#### [Challenge]
Do not repeat pictures. Repeat exactly the lines of the listing below from its first line through the line with "gas_steps = [1.0, 1.021, 1.041, 1.062, 1.082, 1.103]".
### Data lines ###
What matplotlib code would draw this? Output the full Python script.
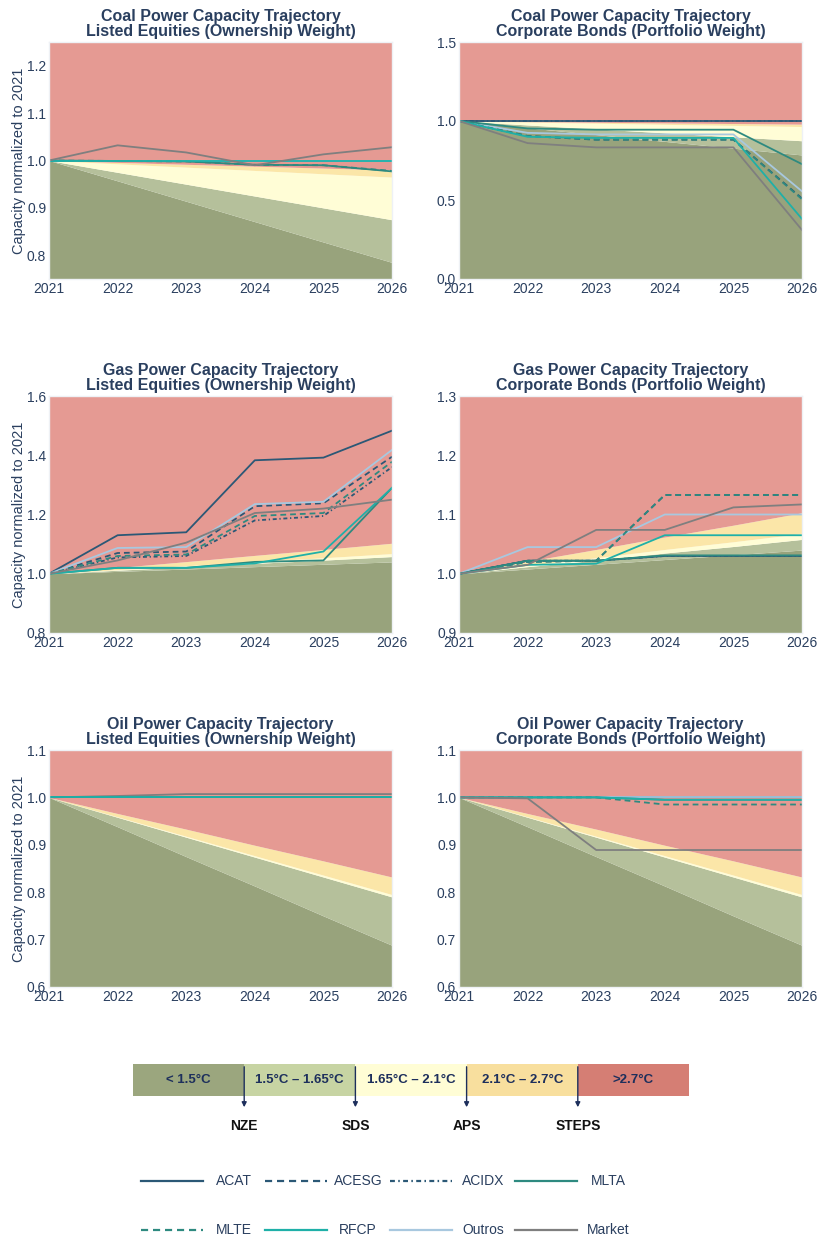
import numpy as np
import matplotlib
matplotlib.use('Agg')
import matplotlib.pyplot as plt
from matplotlib.patches import Rectangle

plt.rcParams['font.family'] = ['Liberation Sans', 'DejaVu Sans']

years = [2021, 2022, 2023, 2024, 2025, 2026]

# scenario pathways (normalized to 2021)
coal_nze = [1.0, 0.957, 0.914, 0.871, 0.828, 0.785]
coal_sds = [1.0, 0.975, 0.950, 0.925, 0.900, 0.875]
coal_aps = [1.0, 0.993, 0.986, 0.979, 0.972, 0.965]
coal_steps = [1.0, 0.996, 0.992, 0.988, 0.984, 0.980]

gas_nze = [1.0, 1.008, 1.016, 1.024, 1.032, 1.040]
gas_sds = [1.0, 1.012, 1.023, 1.035, 1.046, 1.058]
gas_aps = [1.0, 1.014, 1.027, 1.041, 1.054, 1.068]
gas_steps = [1.0, 1.021, 1.041, 1.062, 1.082, 1.103]

oil_nze = [1.0, 0.938, 0.875, 0.813, 0.750, 0.688]
oil_sds = [1.0, 0.958, 0.916, 0.874, 0.832, 0.790]
oil_aps = [1.0, 0.959, 0.918, 0.877, 0.836, 0.795]
oil_steps = [1.0, 0.966, 0.933, 0.899, 0.866, 0.832]

# portfolio trajectories
coal_le = {
    'ACAT':   [1.0, 1.0, 1.0, 1.0, 1.0, 1.0],
    'ACESG':  [1.0, 1.0, 1.0, 1.0, 1.0, 1.0],
    'ACIDX':  [1.0, 1.0, 1.0, 1.0, 1.0, 1.0],
    'Outros': [1.0, 1.0, 1.0, 1.0, 1.0, 1.0],
    'MLTA':   [1.0, 0.999, 0.998, 0.991, 0.990, 0.977],
    'MLTE':   [1.0, 0.999, 0.998, 0.991, 0.990, 0.978],
    'RFCP':   [1.0, 1.0, 1.0, 1.0, 1.0, 1.0],
    'Market': [1.0, 1.032, 1.017, 0.990, 1.013, 1.028],
}
coal_cb = {
    'ACAT':   [1.0, 1.0, 1.0, 1.0, 1.0, 1.0],
    'ACESG':  [1.0, 0.905, 0.882, 0.882, 0.882, 0.510],
    'ACIDX':  [1.0, 1.0, 1.0, 1.0, 1.0, 1.0],
    'Outros': [1.0, 0.925, 0.915, 0.915, 0.915, 0.555],
    'MLTA':   [1.0, 0.953, 0.945, 0.945, 0.945, 0.727],
    'MLTE':   [1.0, 0.905, 0.882, 0.882, 0.882, 0.505],
    'RFCP':   [1.0, 0.900, 0.893, 0.893, 0.893, 0.380],
    'Market': [1.0, 0.860, 0.833, 0.833, 0.833, 0.310],
}
gas_le = {
    'ACAT':   [1.0, 1.130, 1.140, 1.383, 1.392, 1.483],
    'ACESG':  [1.0, 1.070, 1.075, 1.228, 1.238, 1.395],
    'ACIDX':  [1.0, 1.055, 1.060, 1.180, 1.195, 1.360],
    'Outros': [1.0, 1.087, 1.090, 1.235, 1.243, 1.418],
    'MLTA':   [1.0, 1.020, 1.020, 1.040, 1.045, 1.290],
    'MLTE':   [1.0, 1.060, 1.065, 1.195, 1.205, 1.378],
    'RFCP':   [1.0, 1.020, 1.020, 1.035, 1.075, 1.290],
    'Market': [1.0, 1.045, 1.105, 1.205, 1.220, 1.250],
}
gas_cb = {
    'ACAT':   [1.0, 1.022, 1.022, 1.030, 1.030, 1.030],
    'ACESG':  [1.0, 1.020, 1.022, 1.133, 1.133, 1.133],
    'ACIDX':  [1.0, 1.022, 1.022, 1.030, 1.030, 1.030],
    'Outros': [1.0, 1.045, 1.045, 1.100, 1.100, 1.100],
    'MLTA':   [1.0, 1.022, 1.022, 1.031, 1.031, 1.031],
    'MLTE':   [1.0, 1.020, 1.022, 1.133, 1.133, 1.133],
    'RFCP':   [1.0, 1.015, 1.017, 1.065, 1.065, 1.065],
    'Market': [1.0, 1.015, 1.074, 1.074, 1.112, 1.117],
}
oil_le = {
    'ACAT':   [1.0, 1.0, 1.0, 1.0, 1.0, 1.0],
    'ACESG':  [1.0, 1.0, 1.0, 1.0, 1.0, 1.0],
    'ACIDX':  [1.0, 1.0, 1.0, 1.0, 1.0, 1.0],
    'Outros': [1.0, 1.0, 1.0, 1.0, 1.0, 1.0],
    'Market': [1.0, 1.003, 1.007, 1.007, 1.007, 1.007],
    'MLTA':   [1.0, 1.0, 1.0, 1.0, 1.0, 1.0],
    'MLTE':   [1.0, 1.0, 1.0, 1.0, 1.0, 1.0],
    'RFCP':   [1.0, 1.0, 1.0, 1.0, 1.0, 1.0],
}
oil_cb = {
    'ACAT':   [1.0, 1.0, 1.0, 1.0, 1.0, 1.0],
    'ACESG':  [1.0, 1.0, 1.0, 1.0, 1.0, 1.0],
    'ACIDX':  [1.0, 1.0, 1.0, 1.0, 1.0, 1.0],
    'Outros': [1.0, 1.0, 1.0, 1.0, 1.0, 1.0],
    'MLTA':   [1.0, 1.0, 1.0, 0.995, 0.995, 0.995],
    'MLTE':   [1.0, 1.0, 1.0, 0.985, 0.985, 0.985],
    'RFCP':   [1.0, 1.0, 1.0, 0.995, 0.995, 0.995],
    'Market': [1.0, 0.998, 0.889, 0.889, 0.889, 0.889],
}

portfolios = ['ACAT', 'ACESG', 'ACIDX', 'MLTA', 'MLTE', 'RFCP', 'Outros', 'Market']
colors = {'ACAT': '#2b5876', 'ACESG': '#2b5876', 'ACIDX': '#2b5876',
          'MLTA': '#2e8a80', 'MLTE': '#2e8a80', 'RFCP': '#1fb0a8',
          'Outros': '#a8c8df', 'Market': '#7f7f7f'}
dash = (0, (3.2, 2.2))
dashdot = (0, (2.2, 1.5, 0.7, 1.5))
styles = {'ACAT': '-', 'ACESG': dash, 'ACIDX': dashdot,
          'MLTA': '-', 'MLTE': dash, 'RFCP': '-', 'Outros': '-', 'Market': '-'}

band_colors = ['#98a37c', '#b5c09b', '#fffdd6', '#fbe6a8', '#e59a93']
scale_colors = ['#9ba67e', '#c7d4a3', '#fffdd5', '#f8df9e', '#d57e74']
scale_labels = ['< 1.5°C', '1.5°C – 1.65°C', '1.65°C – 2.1°C', '2.1°C – 2.7°C', '>2.7°C']
scen_names = ['NZE', 'SDS', 'APS', 'STEPS']

navy = '#2a3f5f'

W, H = 817, 1241
fig = plt.figure(figsize=(W / 100, H / 100), dpi=100)

panels = [
    ('Coal Power Capacity Trajectory\nListed Equities (Ownership Weight)', coal_le,
     (coal_nze, coal_sds, coal_aps, coal_steps), (0.75, 1.25), [0.8, 0.9, 1.0, 1.1, 1.2], 0, 0),
    ('Coal Power Capacity Trajectory\nCorporate Bonds (Portfolio Weight)', coal_cb,
     (coal_nze, coal_sds, coal_aps, coal_steps), (0.0, 1.5), [0.0, 0.5, 1.0, 1.5], 0, 1),
    ('Gas Power Capacity Trajectory\nListed Equities (Ownership Weight)', gas_le,
     (gas_nze, gas_sds, gas_aps, gas_steps), (0.8, 1.6), [0.8, 1.0, 1.2, 1.4, 1.6], 1, 0),
    ('Gas Power Capacity Trajectory\nCorporate Bonds (Portfolio Weight)', gas_cb,
     (gas_nze, gas_sds, gas_aps, gas_steps), (0.9, 1.3), [0.9, 1.0, 1.1, 1.2, 1.3], 1, 1),
    ('Oil Power Capacity Trajectory\nListed Equities (Ownership Weight)', oil_le,
     (oil_nze, oil_sds, oil_aps, oil_steps), (0.6, 1.1), [0.6, 0.7, 0.8, 0.9, 1.0, 1.1], 2, 0),
    ('Oil Power Capacity Trajectory\nCorporate Bonds (Portfolio Weight)', oil_cb,
     (oil_nze, oil_sds, oil_aps, oil_steps), (0.6, 1.1), [0.6, 0.7, 0.8, 0.9, 1.0, 1.1], 2, 1),
]

row_top = [42, 396, 750]
col_left = [49, 459]
aw, ah = 343, 237

for title, data, scen, ylim, yticks, r, c in panels:
    ax = fig.add_axes([col_left[c] / W, 1 - (row_top[r] + ah) / H, aw / W, ah / H])
    lo, hi = ylim
    bounds = [np.full(len(years), lo)] + [np.array(s) for s in scen] + [np.full(len(years), hi)]
    for i in range(5):
        ax.fill_between(years, bounds[i], bounds[i + 1], color=band_colors[i], lw=0)
    # draw in the panel's own order so the right line ends up on top
    for p in data:
        ax.plot(years, data[p], color=colors[p], ls=styles[p], lw=1.3)
    ax.set_xlim(2021, 2026)
    ax.set_ylim(lo, hi)
    ax.set_xticks(years)
    ax.set_yticks(yticks)
    ax.set_yticklabels(['%.1f' % v for v in yticks])
    ax.tick_params(length=0, labelsize=10, colors=navy, pad=2)
    for s in ax.spines.values():
        s.set_color('#eef1f5')
        s.set_linewidth(1)
    ax.set_title(title, fontsize=11.5, fontweight='bold', color=navy, pad=4, linespacing=1.05)
    if c == 0:
        ax.set_ylabel('Capacity normalized to 2021', fontsize=10.5, color=navy, labelpad=1)

# temperature scale and legend
lg = fig.add_axes([0, 0, 1, 1])
lg.set_xlim(0, W)
lg.set_ylim(H, 0)
lg.axis('off')

x0, x1, y0, y1 = 133, 689, 1064, 1096
seg = (x1 - x0) / 5
for i in range(5):
    lg.add_patch(Rectangle((x0 + i * seg, y0), seg, y1 - y0, color=scale_colors[i], lw=0))
    lg.text(x0 + (i + 0.5) * seg, (y0 + y1) / 2, scale_labels[i], ha='center', va='center',
            fontsize=9.5, fontweight='bold', color='#1d2f5c')
for i, name in enumerate(scen_names):
    bx = x0 + (i + 1) * seg
    lg.annotate('', xy=(bx, 1110), xytext=(bx, y0),
                arrowprops=dict(arrowstyle='-|>', color='#1d2f5c', lw=1, mutation_scale=7))
    lg.text(bx, 1126, name, ha='center', va='center', fontsize=10, fontweight='bold', color='#111111')

leg_x = [141, 265, 390, 515]
leg_y = [1181, 1230]
for k, p in enumerate(portfolios):
    r, c = divmod(k, 4)
    lx = leg_x[c]
    lg.plot([lx, lx + 62], [leg_y[r], leg_y[r]], color=colors[p], ls=styles[p], lw=1.6)
    lg.text(lx + 93, leg_y[r], p, ha='center', va='center', fontsize=10, color=navy)

fig.savefig('out.png', dpi=100)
###
#### [Task result]
What matplotlib code would draw this? Output the full Python script.
import numpy as np
import matplotlib
matplotlib.use('Agg')
import matplotlib.pyplot as plt
from matplotlib.patches import Rectangle

plt.rcParams['font.family'] = ['Liberation Sans', 'DejaVu Sans']

years = [2021, 2022, 2023, 2024, 2025, 2026]

# scenario pathways (normalized to 2021)
coal_nze = [1.0, 0.957, 0.914, 0.871, 0.828, 0.785]
coal_sds = [1.0, 0.975, 0.950, 0.925, 0.900, 0.875]
coal_aps = [1.0, 0.993, 0.986, 0.979, 0.972, 0.965]
coal_steps = [1.0, 0.996, 0.992, 0.988, 0.984, 0.980]

gas_nze = [1.0, 1.008, 1.016, 1.024, 1.032, 1.040]
gas_sds = [1.0, 1.012, 1.023, 1.035, 1.046, 1.058]
gas_aps = [1.0, 1.014, 1.027, 1.041, 1.054, 1.068]
gas_steps = [1.0, 1.021, 1.041, 1.062, 1.082, 1.103]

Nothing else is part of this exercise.